» Records for processing:
--------------------

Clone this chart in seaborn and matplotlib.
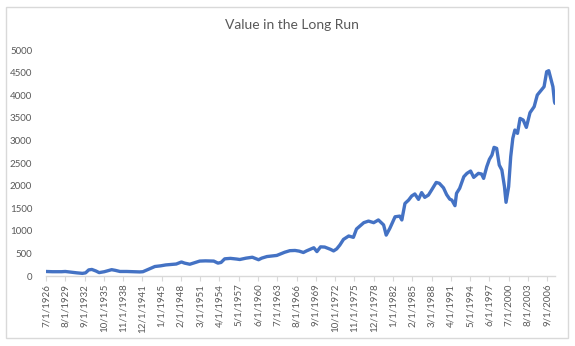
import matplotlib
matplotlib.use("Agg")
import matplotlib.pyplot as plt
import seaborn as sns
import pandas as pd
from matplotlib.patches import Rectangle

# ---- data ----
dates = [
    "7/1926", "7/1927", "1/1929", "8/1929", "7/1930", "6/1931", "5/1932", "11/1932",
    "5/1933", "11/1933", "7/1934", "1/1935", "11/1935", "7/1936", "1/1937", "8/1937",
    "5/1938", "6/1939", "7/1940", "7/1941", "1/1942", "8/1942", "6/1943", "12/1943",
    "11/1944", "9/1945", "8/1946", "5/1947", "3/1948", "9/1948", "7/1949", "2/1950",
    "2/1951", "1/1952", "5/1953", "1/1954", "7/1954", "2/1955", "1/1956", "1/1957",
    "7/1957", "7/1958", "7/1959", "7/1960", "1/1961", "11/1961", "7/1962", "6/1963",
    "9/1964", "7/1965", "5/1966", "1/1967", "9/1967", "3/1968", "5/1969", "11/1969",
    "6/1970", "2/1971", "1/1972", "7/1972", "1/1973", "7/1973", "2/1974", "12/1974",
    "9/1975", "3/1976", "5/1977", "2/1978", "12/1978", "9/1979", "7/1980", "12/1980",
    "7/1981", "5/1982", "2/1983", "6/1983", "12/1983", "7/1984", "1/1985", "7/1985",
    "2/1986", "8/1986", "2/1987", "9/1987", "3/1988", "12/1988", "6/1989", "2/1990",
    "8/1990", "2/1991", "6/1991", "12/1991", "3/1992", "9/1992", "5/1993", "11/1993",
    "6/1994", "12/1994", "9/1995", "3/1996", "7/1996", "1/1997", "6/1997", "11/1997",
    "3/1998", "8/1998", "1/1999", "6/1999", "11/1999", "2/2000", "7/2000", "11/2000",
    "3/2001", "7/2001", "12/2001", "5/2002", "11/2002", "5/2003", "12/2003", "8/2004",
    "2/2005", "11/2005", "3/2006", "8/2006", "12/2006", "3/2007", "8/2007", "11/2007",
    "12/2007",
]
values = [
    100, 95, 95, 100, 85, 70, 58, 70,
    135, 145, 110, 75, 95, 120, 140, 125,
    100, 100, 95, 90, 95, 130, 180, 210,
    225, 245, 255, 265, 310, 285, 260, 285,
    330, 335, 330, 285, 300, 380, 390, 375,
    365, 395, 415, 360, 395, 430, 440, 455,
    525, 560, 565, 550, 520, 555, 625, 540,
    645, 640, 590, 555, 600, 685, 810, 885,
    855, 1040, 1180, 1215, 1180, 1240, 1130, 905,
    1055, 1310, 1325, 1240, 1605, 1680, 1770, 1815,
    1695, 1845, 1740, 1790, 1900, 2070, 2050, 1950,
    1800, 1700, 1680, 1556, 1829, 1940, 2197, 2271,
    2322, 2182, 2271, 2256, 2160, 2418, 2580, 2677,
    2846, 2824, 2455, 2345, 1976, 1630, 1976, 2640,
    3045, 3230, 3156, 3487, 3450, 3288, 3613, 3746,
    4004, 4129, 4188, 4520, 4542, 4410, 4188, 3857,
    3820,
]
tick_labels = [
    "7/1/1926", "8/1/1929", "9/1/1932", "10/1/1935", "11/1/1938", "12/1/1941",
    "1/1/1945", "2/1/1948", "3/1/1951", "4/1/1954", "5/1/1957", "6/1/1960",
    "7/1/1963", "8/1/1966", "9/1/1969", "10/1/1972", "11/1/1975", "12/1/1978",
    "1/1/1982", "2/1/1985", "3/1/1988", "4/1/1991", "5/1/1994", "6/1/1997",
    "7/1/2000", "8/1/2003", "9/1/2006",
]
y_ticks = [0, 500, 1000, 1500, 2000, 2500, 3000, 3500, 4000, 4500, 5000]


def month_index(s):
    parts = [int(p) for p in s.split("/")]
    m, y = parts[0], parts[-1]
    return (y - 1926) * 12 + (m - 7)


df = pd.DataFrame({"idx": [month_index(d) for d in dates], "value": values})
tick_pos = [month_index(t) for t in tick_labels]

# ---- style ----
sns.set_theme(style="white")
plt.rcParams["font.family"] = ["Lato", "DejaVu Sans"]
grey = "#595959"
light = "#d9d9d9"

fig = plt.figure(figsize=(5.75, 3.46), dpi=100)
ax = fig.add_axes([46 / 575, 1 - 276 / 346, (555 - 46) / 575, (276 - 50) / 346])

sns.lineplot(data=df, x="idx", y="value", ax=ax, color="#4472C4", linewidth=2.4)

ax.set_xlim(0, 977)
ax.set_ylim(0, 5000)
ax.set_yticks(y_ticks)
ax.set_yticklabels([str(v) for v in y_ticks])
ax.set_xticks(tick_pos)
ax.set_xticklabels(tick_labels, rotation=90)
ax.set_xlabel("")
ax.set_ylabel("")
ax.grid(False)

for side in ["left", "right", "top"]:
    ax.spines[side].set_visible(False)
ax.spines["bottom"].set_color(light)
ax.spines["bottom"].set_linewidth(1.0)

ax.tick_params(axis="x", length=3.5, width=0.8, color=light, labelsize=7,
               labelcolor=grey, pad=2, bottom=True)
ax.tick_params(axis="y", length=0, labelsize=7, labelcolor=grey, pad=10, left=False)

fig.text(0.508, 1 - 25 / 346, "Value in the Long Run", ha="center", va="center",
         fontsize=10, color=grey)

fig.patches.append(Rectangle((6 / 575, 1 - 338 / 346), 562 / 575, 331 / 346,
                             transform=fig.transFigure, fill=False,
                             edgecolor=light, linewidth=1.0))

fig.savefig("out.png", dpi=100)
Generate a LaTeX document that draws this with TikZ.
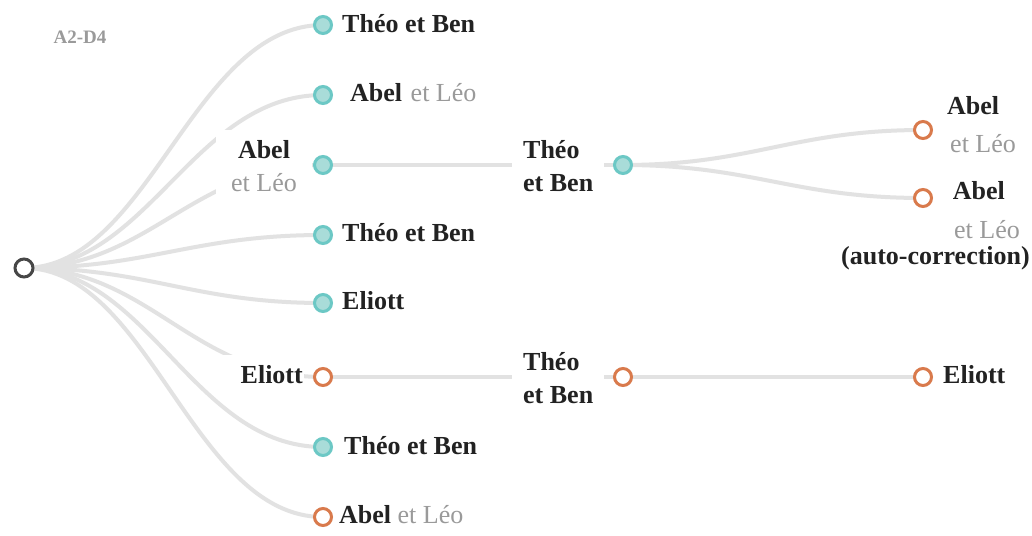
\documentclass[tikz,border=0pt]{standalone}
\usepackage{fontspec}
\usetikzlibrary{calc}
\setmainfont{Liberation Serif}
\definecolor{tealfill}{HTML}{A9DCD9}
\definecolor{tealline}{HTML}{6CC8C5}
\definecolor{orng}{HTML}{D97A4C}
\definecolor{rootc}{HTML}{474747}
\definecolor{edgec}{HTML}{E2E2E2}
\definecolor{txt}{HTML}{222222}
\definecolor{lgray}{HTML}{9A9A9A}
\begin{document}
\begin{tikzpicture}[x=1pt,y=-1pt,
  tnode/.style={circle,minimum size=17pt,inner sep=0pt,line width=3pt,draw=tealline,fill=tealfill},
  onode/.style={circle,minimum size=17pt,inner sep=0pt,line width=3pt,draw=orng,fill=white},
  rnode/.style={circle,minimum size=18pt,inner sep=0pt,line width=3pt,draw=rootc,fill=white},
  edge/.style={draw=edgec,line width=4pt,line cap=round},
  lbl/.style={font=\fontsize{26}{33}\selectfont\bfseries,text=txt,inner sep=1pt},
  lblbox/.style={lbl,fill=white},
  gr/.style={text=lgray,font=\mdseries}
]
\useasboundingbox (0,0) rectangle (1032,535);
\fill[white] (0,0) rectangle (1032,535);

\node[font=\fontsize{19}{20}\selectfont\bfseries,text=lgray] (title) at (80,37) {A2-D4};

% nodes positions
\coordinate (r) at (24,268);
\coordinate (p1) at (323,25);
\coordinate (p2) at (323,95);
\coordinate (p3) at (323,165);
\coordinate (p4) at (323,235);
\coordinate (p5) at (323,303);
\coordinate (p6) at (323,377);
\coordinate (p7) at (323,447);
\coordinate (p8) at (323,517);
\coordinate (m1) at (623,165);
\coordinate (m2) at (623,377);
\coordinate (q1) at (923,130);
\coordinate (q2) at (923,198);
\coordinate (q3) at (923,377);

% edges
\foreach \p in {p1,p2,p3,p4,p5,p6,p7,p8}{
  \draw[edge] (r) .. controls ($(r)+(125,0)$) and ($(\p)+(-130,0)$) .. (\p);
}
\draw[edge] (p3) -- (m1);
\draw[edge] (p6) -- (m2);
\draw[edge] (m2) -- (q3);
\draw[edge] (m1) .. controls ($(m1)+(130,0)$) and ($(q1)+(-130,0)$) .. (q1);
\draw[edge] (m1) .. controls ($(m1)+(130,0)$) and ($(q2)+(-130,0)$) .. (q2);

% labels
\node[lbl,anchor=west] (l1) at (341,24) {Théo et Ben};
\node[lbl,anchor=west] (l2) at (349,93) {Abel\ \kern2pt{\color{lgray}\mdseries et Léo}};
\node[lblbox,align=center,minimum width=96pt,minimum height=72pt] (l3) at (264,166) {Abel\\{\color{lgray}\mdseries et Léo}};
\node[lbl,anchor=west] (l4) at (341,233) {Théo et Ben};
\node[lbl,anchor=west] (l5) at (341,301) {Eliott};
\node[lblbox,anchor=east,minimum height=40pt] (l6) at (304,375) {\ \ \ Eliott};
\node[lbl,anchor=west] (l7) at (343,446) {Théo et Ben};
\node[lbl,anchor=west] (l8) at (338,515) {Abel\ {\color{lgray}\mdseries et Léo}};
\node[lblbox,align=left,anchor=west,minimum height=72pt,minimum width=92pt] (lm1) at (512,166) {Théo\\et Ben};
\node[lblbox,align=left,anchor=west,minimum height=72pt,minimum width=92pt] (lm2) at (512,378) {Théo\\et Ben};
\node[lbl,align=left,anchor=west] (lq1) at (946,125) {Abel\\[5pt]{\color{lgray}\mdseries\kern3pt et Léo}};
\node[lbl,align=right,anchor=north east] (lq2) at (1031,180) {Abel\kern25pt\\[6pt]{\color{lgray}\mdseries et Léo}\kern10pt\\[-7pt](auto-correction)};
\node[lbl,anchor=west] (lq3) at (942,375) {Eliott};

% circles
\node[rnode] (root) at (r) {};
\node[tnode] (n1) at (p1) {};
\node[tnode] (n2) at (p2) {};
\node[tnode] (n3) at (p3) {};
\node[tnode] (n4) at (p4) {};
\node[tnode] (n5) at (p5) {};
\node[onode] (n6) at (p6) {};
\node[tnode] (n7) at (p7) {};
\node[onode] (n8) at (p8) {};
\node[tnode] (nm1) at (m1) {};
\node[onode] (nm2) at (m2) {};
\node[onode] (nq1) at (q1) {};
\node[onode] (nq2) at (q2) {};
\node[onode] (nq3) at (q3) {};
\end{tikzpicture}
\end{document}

--------------------

» Written problem: Pictures are excluded; extract exactly the lines from the start of the data through the line that holds "from matplotlib.patches import Rectangle", both ends included.

» Answer to the problem:
Clone this chart in seaborn and matplotlib.
import matplotlib
matplotlib.use("Agg")
import matplotlib.pyplot as plt
import seaborn as sns
import pandas as pd
from matplotlib.patches import Rectangle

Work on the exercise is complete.